Oh yeah Visual Code is actually pretty good!
VSCode, does everything you would want from a text editor and more.
Been playing with various options, but VSCode has Typescript/Javascript/HTML support baked in (they're plugins, sometimes third-party in some of the others) and looks like it might be the winner if you're doing TypeScript.
(Note: Visual Studio Code has nothing to do with Visual Studio apart from being from MS)
Overall, it looks like there are 3-4 main "schools"
Apple school:
Coda (& others?) - polished, Mac-like. Only tried the demo briefly so don't take this too seriously but I found it a bit "closed" - e.g. it didn't like the way that the files were organised in some of my old projects (OK, they were a bit convoluted). Looked like quality software, though (I bought Transmit from the same stable).
Java school:
Eclipse, Netbeans, and the IntelliJ (PHPStorm/Webstorm etc.) family.

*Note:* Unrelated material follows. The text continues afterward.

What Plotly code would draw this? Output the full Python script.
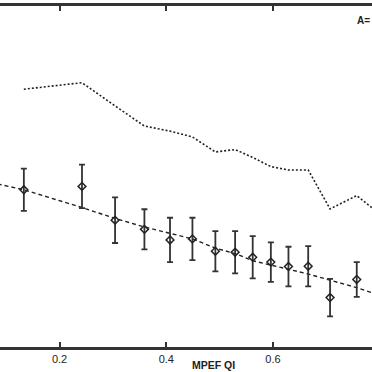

These are more like the traditional "Visual Studio (not code)" IDE-style - they'll create your new project from a template and automate the build process pretty much by themselves. Mostly started as Java IDEs but have acquired plugins for web development - and offer a web-development "bundle" pre-loaded with the relevant plugins. A bit "clunky" on the Mac because they're all written in Java.
Netbeans (which I've been using as my main IDE for a while) feels like a less clunky and bloated version of Eclipse, PHPStorm (I tried the demo) felt like a more polished version of Netbeans (although I don't think they're related).
Javascript School:
Atom, Brackets, VS Code and Sublime Text (I know that Sublime isn't written in Javascript - but methinks the other three drew more than a little bit of inspiration from it).
Minimalist interface - they've got rich features, mainly via a searchable pop-up palette of named commands, but you're liable to find yourself editing config files to set preferences and "manually" configuring various tools to automate your build. Huge catalogues of plug-ins that, frankly, could use a bit of curation to weed out the half-baked, abandonware, and 'to use this: guess what was in the author's head' options. Atom and Sublime, particularly could really do with following the Java School idea of offering pre-bundled editions configured for web development.
All potentially very good once you've put in a bit of work configuring them and learning them... but it does seem like a huge amount of duplicated effort to produce 3-4 such similar (in terms of design philosophy) products.